For his upcoming world tour, Lidell has added another dimension to the mix — a responsive visual display: “It’s interactive visual manipulation — pretty abstract, really, but awesome.” He says, describing the custom audio-visual interface developed by the British design studio Flat-e. The system projects laser-like geometrics, triggered by the sounds from his console and the movements of his body. “[The mic stand] has motion detectors, and it can detect magnetic radiation. It has got far too many controls in it, really, for a mic stand. It can change color on command. It’s probably got more funk than me, that mic stand, It’s just technoed out.”  
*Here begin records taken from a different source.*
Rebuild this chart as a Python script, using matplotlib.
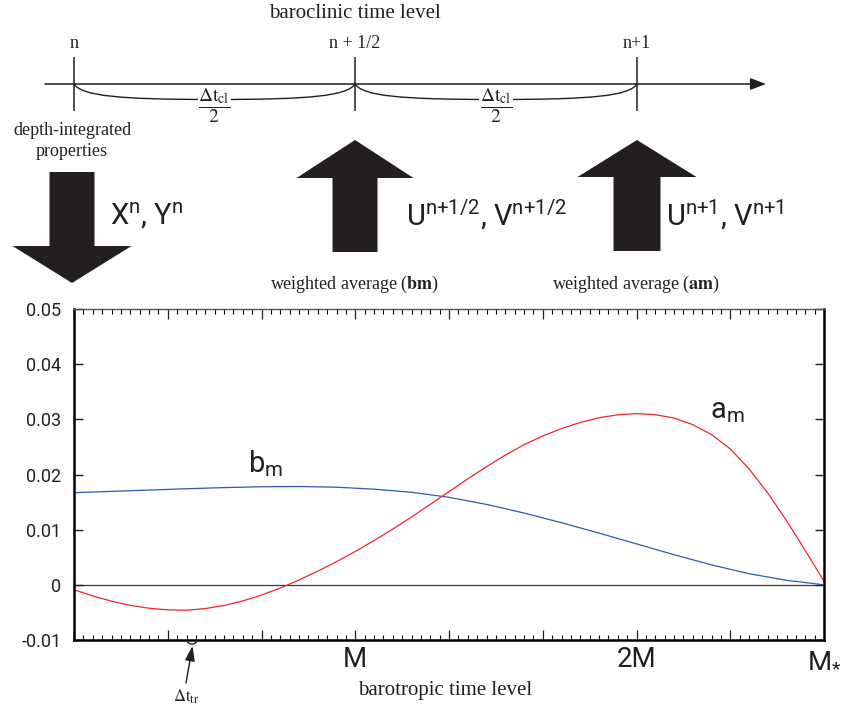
import matplotlib as mpl
import matplotlib.pyplot as plt
from matplotlib.patches import Arc, PathPatch, Polygon
from matplotlib.path import Path
from matplotlib.ticker import MultipleLocator

SERIF = "Liberation Serif"
SANS = "Roboto"
INK = "#231f20"

# Filter weights --------------------------------------------------------------------- #
a_steps = list(range(0, 81, 2))
a_m = [-0.0009, -0.0020, -0.00296, -0.00372, -0.00424, -0.00454, -0.00460, -0.00430,
       -0.00374, -0.00292, -0.00186, -0.00058, 0.00088, 0.00248, 0.00420, 0.00604,
       0.00802, 0.01010, 0.01230, 0.01458, 0.01690, 0.01920, 0.02142, 0.02350,
       0.02540, 0.02698, 0.02832, 0.02944, 0.03028, 0.03082, 0.03104, 0.03084,
       0.03024, 0.02904, 0.02724, 0.02464, 0.02104, 0.01664, 0.01164, 0.00624,
       0.00064]

b_steps = list(range(0, 81, 4))
b_m = [0.0167, 0.01694, 0.01718, 0.01742, 0.01762, 0.01778, 0.01782, 0.0177,
       0.01734, 0.01678, 0.01586, 0.01458, 0.01302, 0.01126, 0.00938, 0.00742,
       0.00546, 0.00362, 0.00202, 0.00082, 0.0]

M = 30
M_STAR = 80
y_ticks = [-0.01, 0.0, 0.01, 0.02, 0.03, 0.04, 0.05]
y_labels = ["-0.01", "0", "0.01", "0.02", "0.03", "0.04", "0.05"]
x_ticks = [M, 2 * M, M_STAR]
x_labels = ["M", "2M", r"M$_{*}$"]

time_levels = ["n", "n + 1/2", "n+1"]
time_px = [74, 355, 637]

plt.rcParams["mathtext.fontset"] = "custom"
plt.rcParams["mathtext.rm"] = SANS
plt.rcParams["mathtext.it"] = SANS + ":italic"
plt.rcParams["mathtext.bf"] = SANS + ":bold"
plt.rcParams["text.color"] = INK

W, H = 844, 713
fig = plt.figure(figsize=(W / 100, H / 100), dpi=100)

# Weights plot ----------------------------------------------------------------------- #
ax = fig.add_axes([74 / W, (H - 640) / H, 750 / W, 331 / H])
ax.plot(b_steps, b_m, color="#2d5ca8", lw=0.9)
ax.plot(a_steps, a_m, color="#f0262b", lw=0.9)
ax.axhline(0, color="#3a3a3a", lw=0.9, zorder=1)
ax.set_xlim(0, M_STAR)
ax.set_ylim(-0.01, 0.05)

major = list(range(0, M_STAR + 1, 10))
ax.set_xticks(major, [x_labels[x_ticks.index(t)] if t in x_ticks else "" for t in major])
ax.xaxis.set_minor_locator(MultipleLocator(1))
ax.set_yticks(y_ticks, y_labels)
ax.tick_params(axis="x", which="major", direction="in", length=7, width=0.9,
               top=True, bottom=True, pad=4, labelsize=20, colors=INK)
ax.tick_params(axis="x", which="minor", direction="in", length=3.5, width=0.8,
               top=True, bottom=True)
ax.tick_params(axis="y", direction="in", length=6.5, width=1.0, left=True, right=True,
               pad=9, labelsize=13, colors=INK)
for lab in ax.get_xticklabels() + ax.get_yticklabels():
    lab.set_fontfamily(SANS)
for side in ["left", "bottom", "right"]:
    ax.spines[side].set_linewidth(1.8)
ax.spines["top"].set_linewidth(1.0)
ax.spines["top"].set_color("#555555")

ax.text(18.6, 0.0204, r"b$_{\mathrm{m}}$", fontfamily=SANS, fontsize=21, va="baseline")
ax.text(67.8, 0.0302, r"a$_{\mathrm{m}}$", fontfamily=SANS, fontsize=21, va="baseline")

# Diagram overlay (pixel coordinates) ------------------------------------------------ #
ov = fig.add_axes([0, 0, 1, 1])
ov.set_xlim(0, W)
ov.set_ylim(H, 0)
ov.axis("off")

ov.text(355, 13, "baroclinic time level", fontfamily=SERIF, fontsize=15,
        ha="center", va="center")
ov.annotate("", xy=(766, 84), xytext=(45, 84),
            arrowprops=dict(arrowstyle="-|>,head_length=0.95,head_width=0.36",
                            color=INK, lw=1.1, shrinkA=0, shrinkB=0))
ov.vlines(time_px, 57, 111, color=INK, lw=1.1)
for x, s in zip(time_px, time_levels):
    ov.text(x, 48, s, fontfamily=SERIF, fontsize=13, ha="center", va="baseline")

# curved braces between time levels
for x0, x1 in zip(time_px[:-1], time_px[1:]):
    xm = 0.5 * (x0 + x1)
    verts = [(x0, 84), (x0 + 8, 96), (x0 + 45, 99.5), (xm, 99.5),
             (x1 - 45, 99.5), (x1 - 8, 96), (x1, 84)]
    codes = [Path.MOVETO] + [Path.CURVE4] * 6
    ov.add_patch(PathPatch(Path(verts, codes), fc="none", ec=INK, lw=1.0))
    ov.text(xm, 106, r"$\dfrac{\Delta\mathrm{t}_{\mathrm{cl}}}{2}$", fontsize=14,
            math_fontfamily="stix", ha="center", va="center",
            bbox=dict(fc="white", ec="none", pad=0.3))

ov.text(72, 135, "depth-integrated", fontfamily=SERIF, fontsize=13, ha="center",
        va="baseline")
ov.text(72, 156, "properties", fontfamily=SERIF, fontsize=13, ha="center",
        va="baseline")


def block_arrow(xc, tip, head_base, shaft_end, head_w, shaft_w):
    pts = [(xc, tip), (xc + head_w / 2, head_base), (xc + shaft_w / 2, head_base),
           (xc + shaft_w / 2, shaft_end), (xc - shaft_w / 2, shaft_end),
           (xc - shaft_w / 2, head_base), (xc - head_w / 2, head_base)]
    ov.add_patch(Polygon(pts, closed=True, fc=INK, ec="none"))


block_arrow(72, 283, 246, 172, 119, 45)
block_arrow(355, 140, 178, 252, 117, 45)
block_arrow(637, 140, 177, 251, 119, 47)

ov.text(110, 225, r"X$^{\mathrm{n}}$, Y$^{\mathrm{n}}$", fontfamily=SANS, fontsize=21,
        va="baseline")
ov.text(406, 225, r"U$^{\mathrm{n{+}1/2}}$, V$^{\mathrm{n{+}1/2}}$", fontfamily=SANS,
        fontsize=21, va="baseline")
ov.text(666, 225, r"U$^{\mathrm{n{+}1}}$, V$^{\mathrm{n{+}1}}$", fontfamily=SANS,
        fontsize=21, va="baseline")

ov.text(355, 289, r"weighted average ($\mathbf{bm}$)", fontfamily=SERIF, fontsize=13,
        math_fontfamily="stix", ha="center", va="baseline")
ov.text(636, 289, r"weighted average ($\mathbf{am}$)", fontfamily=SERIF, fontsize=13,
        math_fontfamily="stix", ha="center", va="baseline")

# one barotropic step marker
ov.add_patch(Arc((192, 640), 10, 8, theta1=0, theta2=180, color=INK, lw=1.0))
ov.annotate("", xy=(192.5, 646), xytext=(186, 683),
            arrowprops=dict(arrowstyle="-|>,head_length=0.9,head_width=0.3",
                            color=INK, lw=1.0, shrinkA=0, shrinkB=0))
ov.text(186, 697, r"$\Delta\mathrm{t}_{\mathrm{tr}}$", fontsize=12,
        math_fontfamily="stix", ha="center", va="center")
ov.text(445, 690, "barotropic time level", fontfamily=SERIF, fontsize=15,
        ha="center", va="center")

fig.savefig("out.png", dpi=100)
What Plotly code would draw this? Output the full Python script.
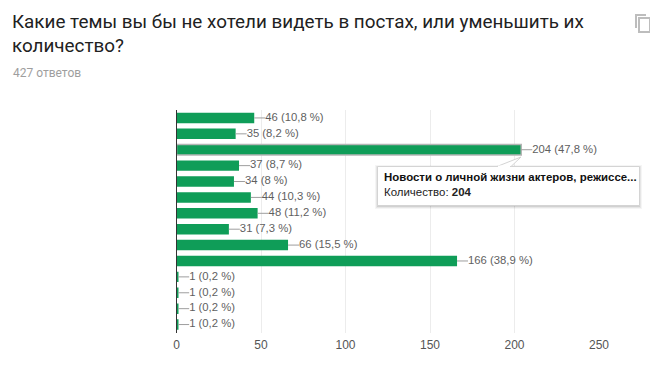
import plotly.graph_objects as go

W, H = 650, 365
PLOT_L, PLOT_R, PLOT_T, PLOT_B = 176.5, 599.0, 110.0, 332.5

categories = ["Тема 1", "Тема 2", "Новости о личной жизни актеров, режиссе...", "Тема 4", "Тема 5",
              "Тема 6", "Тема 7", "Тема 8", "Тема 9", "Тема 10", "Тема 11", "Тема 12", "Тема 13", "Тема 14"]
values = [46, 35, 204, 37, 34, 44, 48, 31, 66, 166, 1, 1, 1, 1]
labels = ["46 (10,8 %)", "35 (8,2 %)", "204 (47,8 %)", "37 (8,7 %)", "34 (8 %)", "44 (10,3 %)",
          "48 (11,2 %)", "31 (7,3 %)", "66 (15,5 %)", "166 (38,9 %)", "1 (0,2 %)", "1 (0,2 %)",
          "1 (0,2 %)", "1 (0,2 %)"]
x_ticks = [0, 50, 100, 150, 200, 250]
title_lines = ["Какие темы вы бы не хотели видеть в постах, или уменьшить их", "количество?"]
subtitle = "427 ответов"
tooltip_title = "Новости о личной жизни актеров, режиссе..."
tooltip_label = "Количество: "
tooltip_value = 204
highlight = 2
leader_units = 6.5

GREEN = "#0f9d58"
px = lambda x: x / W
py = lambda y: 1 - y / H

fig = go.Figure()
fig.add_trace(go.Bar(
    y=categories, x=values, orientation="h",
    marker=dict(color=GREEN,
                line=dict(color=["#b5b5b5" if i == highlight else "rgba(0,0,0,0)" for i in range(len(values))],
                          width=[1.5 if i == highlight else 0 for i in range(len(values))])),
    error_x=dict(type="data", symmetric=False, array=[leader_units] * len(values),
                 arrayminus=[0] * len(values), color="#9e9e9e", thickness=1, width=0),
    hoverinfo="skip", showlegend=False, cliponaxis=False,
))
fig.add_trace(go.Scatter(
    y=categories, x=[v + leader_units for v in values], mode="text", text=labels,
    textposition="middle right",
    textfont=dict(family="Liberation Sans, Arial", size=11.3, color="#5f5f5f"),
    hoverinfo="skip", showlegend=False, cliponaxis=False,
))


def rect(x0, y0, x1, y1, **kw):
    return dict(type="rect", xref="paper", yref="paper", x0=px(x0), x1=px(x1), y0=py(y0), y1=py(y1), **kw)


shapes = []
# Tooltip shadow, pointer and box
for off, col in ((3, "rgba(0,0,0,0.04)"), (2, "rgba(0,0,0,0.06)"), (1, "rgba(0,0,0,0.09)")):
    shapes.append(rect(377 - off + 1, 166 - off + 2, 640 + off - 1, 206 + off, fillcolor=col, line=dict(width=0), layer="above"))
shapes.append(rect(377.5, 166.5, 639.5, 205.5, fillcolor="white", line=dict(color="#d4d4d4", width=1), layer="above"))
a = lambda x, y: f"{px(x)} {py(y)}"
shapes.append(dict(type="path", xref="paper", yref="paper",
                   path=f"M{a(497,166.5)} L{a(521,157)} L{a(511,166.5)} Z",
                   fillcolor="white", line=dict(color="#d4d4d4", width=1), layer="above"))
shapes.append(dict(type="line", xref="paper", yref="paper", x0=px(498), x1=px(510), y0=py(166.5), y1=py(166.5),
                   line=dict(color="white", width=2), layer="above"))
# Copy icon
shapes.append(rect(639, 18, 650, 32, fillcolor="white", line=dict(color="#bdbdbd", width=2), layer="above"))
shapes.append(dict(type="path", xref="paper", yref="paper",
                   path=f"M{a(636,28)} L{a(636,15)} L{a(646,15)}",
                   line=dict(color="#bdbdbd", width=2), layer="above"))

annotations = [
    dict(x=px(9.5), y=py(21.5), text=title_lines[0], font=dict(family="Roboto", size=18.85, color="#212121")),
    dict(x=px(9.5), y=py(46.5), text=title_lines[1], font=dict(family="Roboto", size=18.85, color="#212121")),
    dict(x=px(11), y=py(73), text=subtitle, font=dict(family="Roboto", size=12, color="#9e9e9e")),
    dict(x=px(382), y=py(176.5), text=f"<b>{tooltip_title}</b>", font=dict(family="Liberation Sans, Arial", size=11.45, color="#111111")),
    dict(x=px(382), y=py(192), text=f"{tooltip_label}<b>{tooltip_value}</b>", font=dict(family="Liberation Sans, Arial", size=11.45, color="#222222")),
]
for an in annotations:
    an.update(xref="paper", yref="paper", xanchor="left", yanchor="middle", showarrow=False, align="left")

fig.update_layout(
    width=W, height=H, margin=dict(l=0, r=0, t=0, b=0, autoexpand=False),
    paper_bgcolor="white", plot_bgcolor="white", bargap=0.34,
    xaxis=dict(domain=[px(PLOT_L), px(PLOT_R)], range=[0, 250], tickvals=x_ticks, gridcolor="#ececec", gridwidth=1,
               zeroline=False, showline=False, ticks="", ticklen=0, ticklabelstandoff=3,
               tickfont=dict(family="Liberation Sans, Arial", size=12, color="#555555")),
    yaxis=dict(domain=[py(PLOT_B), py(PLOT_T)], range=[len(categories) - 0.5, -0.5], showticklabels=False, ticks="",
               showgrid=False, showline=True, linecolor="#333333", linewidth=1, zeroline=False),
    shapes=shapes, annotations=annotations,
)
fig.write_html("out.html", config={"displayModeBar": False},
               post_script="document.body.style.margin='0';")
The tour will take Lidell through much of western Europe, Turkey and the United States in just over one month’s time. It’s a lot of ground to cover, but he’s no stranger to the road. And when he’s finished, he has a new home to come back to in Nashville, where he moved with his wife following their recent marriage.

Once again, he’s thriving off that familiar sense of being the outsider in a new place. “Nashville has a different tempo and feel completely, so it’s good,” he says, in regard to the unassuming character of his new hometown. “It’s hot, and I’m really confused, sometimes, in the heat. So it’s quite funny to see me struggling through August, but why not, man? I’ve gotten pretty good at the grill. There are a lot of side effects to living in Nashville.”

If his new record is any indication, Lidell is in a good place all around. “It’s all Lionel Richie and coconuts all night long,” He says, acknowledging the joy and celebration that infuse these new songs. “There’s plenty of up on this record.”